— BEGIN TASK DATA —

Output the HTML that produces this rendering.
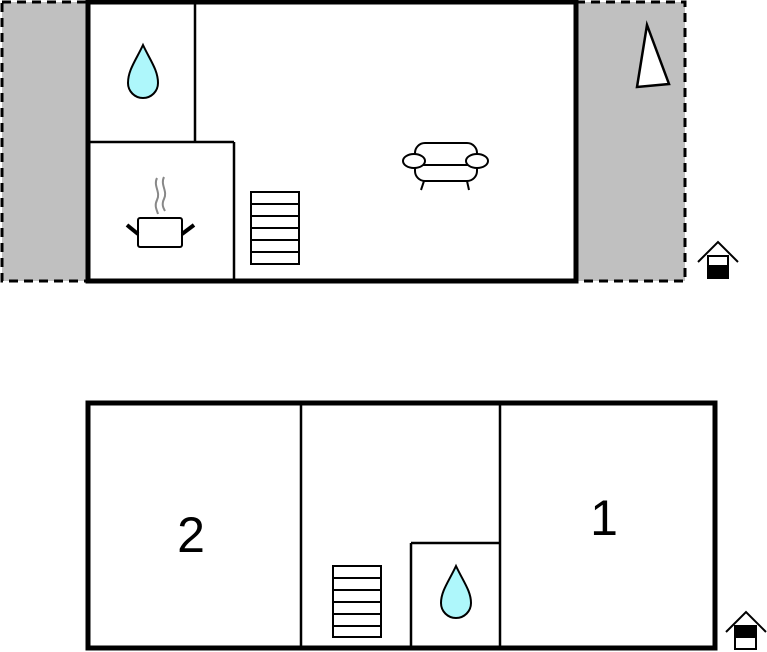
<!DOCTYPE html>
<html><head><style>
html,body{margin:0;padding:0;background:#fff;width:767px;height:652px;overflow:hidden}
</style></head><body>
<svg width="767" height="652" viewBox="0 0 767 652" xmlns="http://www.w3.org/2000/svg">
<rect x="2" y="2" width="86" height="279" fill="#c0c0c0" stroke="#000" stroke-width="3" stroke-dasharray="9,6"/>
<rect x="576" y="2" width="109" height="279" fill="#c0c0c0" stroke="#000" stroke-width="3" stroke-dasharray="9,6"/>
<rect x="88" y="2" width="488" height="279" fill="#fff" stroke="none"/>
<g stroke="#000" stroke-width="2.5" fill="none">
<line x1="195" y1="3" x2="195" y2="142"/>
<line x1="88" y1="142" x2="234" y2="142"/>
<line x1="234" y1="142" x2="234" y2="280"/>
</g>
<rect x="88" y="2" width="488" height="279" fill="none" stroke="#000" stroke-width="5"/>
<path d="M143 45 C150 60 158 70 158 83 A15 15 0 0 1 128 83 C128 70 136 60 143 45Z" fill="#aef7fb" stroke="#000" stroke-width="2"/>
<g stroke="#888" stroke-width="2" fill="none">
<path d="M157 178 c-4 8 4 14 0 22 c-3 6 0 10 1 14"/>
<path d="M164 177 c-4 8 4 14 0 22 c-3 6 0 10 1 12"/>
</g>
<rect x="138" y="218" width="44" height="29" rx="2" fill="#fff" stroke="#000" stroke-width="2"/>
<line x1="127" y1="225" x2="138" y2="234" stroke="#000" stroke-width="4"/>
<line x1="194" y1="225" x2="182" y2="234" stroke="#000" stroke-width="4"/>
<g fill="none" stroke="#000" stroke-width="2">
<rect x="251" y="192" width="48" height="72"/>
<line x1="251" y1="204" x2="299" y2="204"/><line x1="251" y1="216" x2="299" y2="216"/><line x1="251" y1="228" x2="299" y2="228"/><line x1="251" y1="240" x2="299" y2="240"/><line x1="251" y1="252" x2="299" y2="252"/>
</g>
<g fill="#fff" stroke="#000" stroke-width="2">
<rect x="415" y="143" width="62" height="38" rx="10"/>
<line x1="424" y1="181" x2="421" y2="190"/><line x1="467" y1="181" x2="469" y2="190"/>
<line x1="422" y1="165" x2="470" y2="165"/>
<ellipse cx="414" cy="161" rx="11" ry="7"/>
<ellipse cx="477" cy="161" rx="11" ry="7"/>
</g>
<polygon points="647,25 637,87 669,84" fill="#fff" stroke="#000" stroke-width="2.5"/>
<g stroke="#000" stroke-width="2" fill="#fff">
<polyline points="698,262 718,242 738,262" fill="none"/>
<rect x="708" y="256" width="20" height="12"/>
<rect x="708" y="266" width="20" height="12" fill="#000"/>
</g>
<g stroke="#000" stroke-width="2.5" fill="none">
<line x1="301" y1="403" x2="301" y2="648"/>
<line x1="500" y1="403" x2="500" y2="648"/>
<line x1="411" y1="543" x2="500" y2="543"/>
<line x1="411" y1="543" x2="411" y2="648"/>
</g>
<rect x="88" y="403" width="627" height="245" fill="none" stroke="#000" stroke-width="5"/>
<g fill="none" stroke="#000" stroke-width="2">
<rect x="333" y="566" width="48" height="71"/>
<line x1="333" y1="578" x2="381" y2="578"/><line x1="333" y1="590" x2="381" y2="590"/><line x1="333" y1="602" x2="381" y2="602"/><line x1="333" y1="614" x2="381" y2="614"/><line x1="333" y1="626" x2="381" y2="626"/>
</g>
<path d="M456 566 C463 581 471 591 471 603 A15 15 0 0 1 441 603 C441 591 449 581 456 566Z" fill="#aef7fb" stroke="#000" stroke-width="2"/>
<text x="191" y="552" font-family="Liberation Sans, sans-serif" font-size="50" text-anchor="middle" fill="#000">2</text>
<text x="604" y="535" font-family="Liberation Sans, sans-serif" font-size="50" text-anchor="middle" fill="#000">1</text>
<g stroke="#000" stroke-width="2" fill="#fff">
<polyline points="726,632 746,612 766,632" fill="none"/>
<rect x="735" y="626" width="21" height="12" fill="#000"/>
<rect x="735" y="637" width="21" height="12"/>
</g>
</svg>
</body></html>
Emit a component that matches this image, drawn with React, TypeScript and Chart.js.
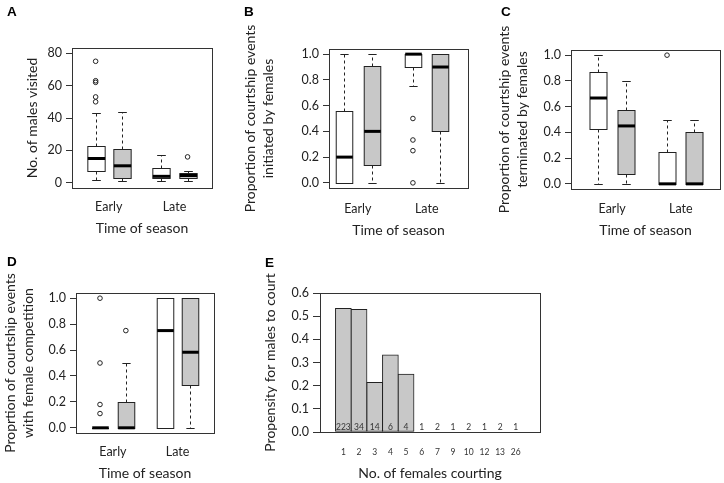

— END TASK DATA —

*INSTRUCTION*
Work out how many lines of the data hold the string "this". Reply with that number alone.

*SOLUTION TO THE PROBLEM*
2